Yancey Ward July 3, 2007 at 4:08 pm

Most of these novels are relatively well known, so, in what way are they “underrated”?

Looking through the list provided by the commenters, I would have to second the listing of Mark Twain’s Pudd’nhead Wilson. Certainly a great novel, in my opinion, that almost no one has heard of.

BW July 3, 2007 at 4:59 pm

heimskringla

I Am John Galt July 3, 2007 at 6:59 pm

Atlas Shrugged and The Fountainhead by Ayn Rand. Excellent books, and really thought-provoking, but somehow no one seems to talk about them. Especially on the Web.

JCM July 3, 2007 at 7:38 pm

Kawabata was the model for the latest Garcia Marquez novel.
Where are Proust, Musarakis Gengi, Flaubert and Balzac?.And Dostoiesky?Dumas is really underrated by critics not by the public

fustercluck July 3, 2007 at 9:31 pm

We continue Underrated Week, noting that this entry is sure to inspire philosophic debate. Can it plausibly be argued that Michael Jordan is an underrated basketball player? That Wayne Gretzky is an underrated hockey player?

How about Kobayashi as hot dog inhaler? (Looks like the end of his reign tomorrow though.)

Amanda July 3, 2007 at 10:28 pm

Curious to see the division of the Bible — do you think the New Testament is highly enough rated as to not merit inclusion on an ‘underrated’ list, or find it to not be of as meritorious as the Hebrew Bible, or (random other option so as not to hand you a binary)?

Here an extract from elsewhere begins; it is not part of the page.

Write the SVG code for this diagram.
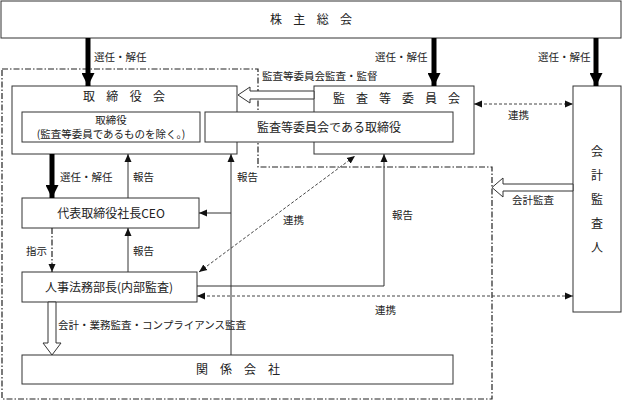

Helen DeWitt July 4, 2007 at 2:56 am

The fact that no one has mentioned Russell Hoban’s Riddley Walker is in itself terrifying.

jb July 4, 2007 at 5:20 am

I would say Robert Musil’s Der Mann ohne Eigenschaften.

Yes.

steve baker July 4, 2007 at 9:44 am

Take a look at Julio Cortazar’s Rayuela (Hopscotch).
By the way, since you don’t include Dante because you don’t read Italian, are we to assume that you read the other classics you mention in Russian, Hebrew, Spanish and French, among others? Or is the Italian of Dante more important because it’s poetry?

Patrick R. Sullivan July 4, 2007 at 4:48 pm

Schiller’s ‘Wallenstein Trilogy’.

shrikanthk July 5, 2007 at 5:36 am

Wodehouse is one of the unacknowledged giants of English Literature.
Most of his Jeeves and Psmith novels ought to rank on par if not ahead of the likes of Tom Jones and Nicholas Nickleby

kevin quinn July 5, 2007 at 2:10 pm

I love Wodehouse’s novels – I think I’ve read just about everything he’s written – but I don’t think they are under-rated as *literature*. They are hugely entertaining, he is a master craftsman, but we don’t learn much about the world from them. Maybe that’s not quite the right way to put it, but it seems to me something becomes literature when, besides being entertaining (and maybe in some cases despite not being entertaining), we learn from it, we see the world differently as a result of reading it.

David July 5, 2007 at 4:02 pm

Who decides what is literature and what is not? I think that’s a more interesting question than identifying underdog classics.

john Mark van Rozendaal July 18, 2007 at 7:29 am

I love this list. I’ll be looking for these books.

My nomination: Stendahl’s “Charterhouse of Parma.”